CHAPITRE XXXVI et XXXVII. CE QU'IL FAUT PENSER D'UNE INTERPRÉTATION DEFECTUEUSE DE L'ÉCRITURE, SI ELLE SERT A ÉDIFIER LA CHARITÉ. ON DOIT INSTRUIRE UN INTERPRÈTE QUI SE TROMPE.
40. C'est donc à tort qu'on se flatterait de comprendre les divines Ecritures en tout; ou en partie, si cette connaissance ne sert pas à établir le double amour de Dieu et du prochain : c'est ne pas en avoir encore la moindre intelligence. Mais celui qui en exprime un sens propre à édifier cette même charité, sans toutefois rendre la pensée de l'écrivain sacré dans le passage qu'il interprète, se trompe à la vérité ; cependant son erreur n'est point dangereuse, et réellement il ne ment point. Le mensonge, en effet, suppose en celui qui l'émet l'intention délibérée de dire une fausseté, et c'est pourquoi nous rencontrons tant d'hommes qui veulent bien mentir et pas un seul qui supporte d'être trompé. Si donc l'homme émet sciemment le mensonge , et se laisse tromper que par l'ignorance, il est évident que, sur le même sujet, la condition de l'homme trompé est préférable à celle du menteur; car il vaut mieux être victime de l'injustice que de la commettre. Or, mentir, c'est commettre une injustice; et penser que le mensonge peut être quelquefois utile, c'est s'obliger à en dire autant de l'injustice. Mentir, c'est par là même être infidèle, puisque c'est exiger de celui que l'on trompe une foi que l'on viole à son égard. Mais tout violateur de la foi est injuste; donc ou l'injustice est quelquefois utile, ce qui est impossible, ou bien il faut admettre que le mensonge ne le sera jamais.
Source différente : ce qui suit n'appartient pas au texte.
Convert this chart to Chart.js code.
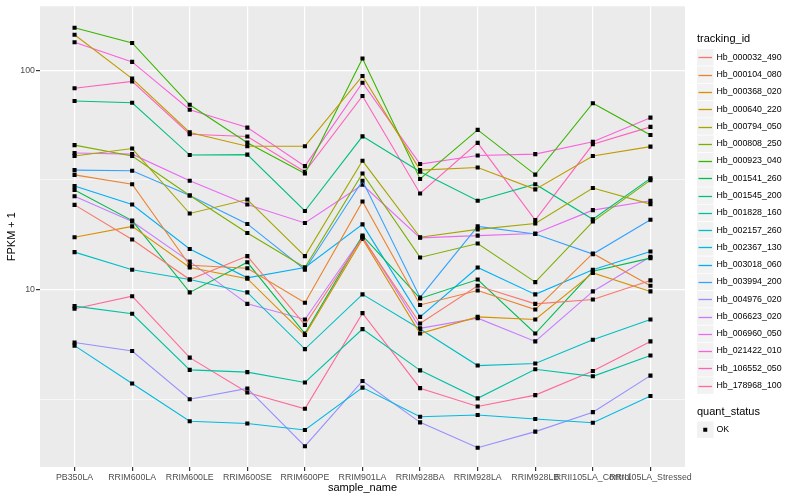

41. L'interprète qui donne aux divines Ecritures un sens différent de celui de l'auteur sacré, tombe dans l'erreur, malgré leur infaillible véracité; mais, comme je l'ai observé, si son erreur est propre à édifier la charité, qui est la fin des commandements, elle ne ressemble qu'à celle du voyageur qui abandonne son chemin, et qui së rend à travers la campagne au terme où ce chemin devait le faire aboutir. Toutefois on doit redresser son erreur, et lui faire comprendre toute l'importance qu'il y a de ne pas s'écarter de la voie, dans la crainte que l'habitude d'en sortir ne l'entraîne dans une direction opposée ou dangereuse. Car en donnant sur un point une interprétation téméraire qui ne rend pas la pensée de l'auteur inspiré, il rencontre presque toujours des détails qu'il ne peut faire accorder avec son sentiment. S'il admet que ces passages ne contiennent rien que de vrai et d'incontestable, l'interprétation qu'il avait émise ne peut qu'être faussé; et alors, par une conséquence inexplicable, l'attachement à son propre sens le conduit à condamner plutôt la parole de l'Ecriture que son sentiment privé; et s'il s'abandonne à ce travers funeste, il y trouvera infailliblement sa ruine. « Car nous marchons ici-bas par la foi, et non encore par la claire vue 1. » Or la foi devient chancelante dès que l'autorité des divines Ecritures est ébranlée : et dès lors que la foi chancelle, la charité elle-même se refroidit. Ainsi perdre la foi c'est perdre nécessairement la charité ; car comment aimer ce qu'on ne croit pas exister ? Mais quand on croit et que l'on aime, quand de plus la vie est sainte et pure , on sent naître en même temps l'espérance de parvenir à l'objet aimé. Toute science et toute interprétation de l'Ecriture est donc fondée sur ces trois vertus : la foi, l'espérance et la charité.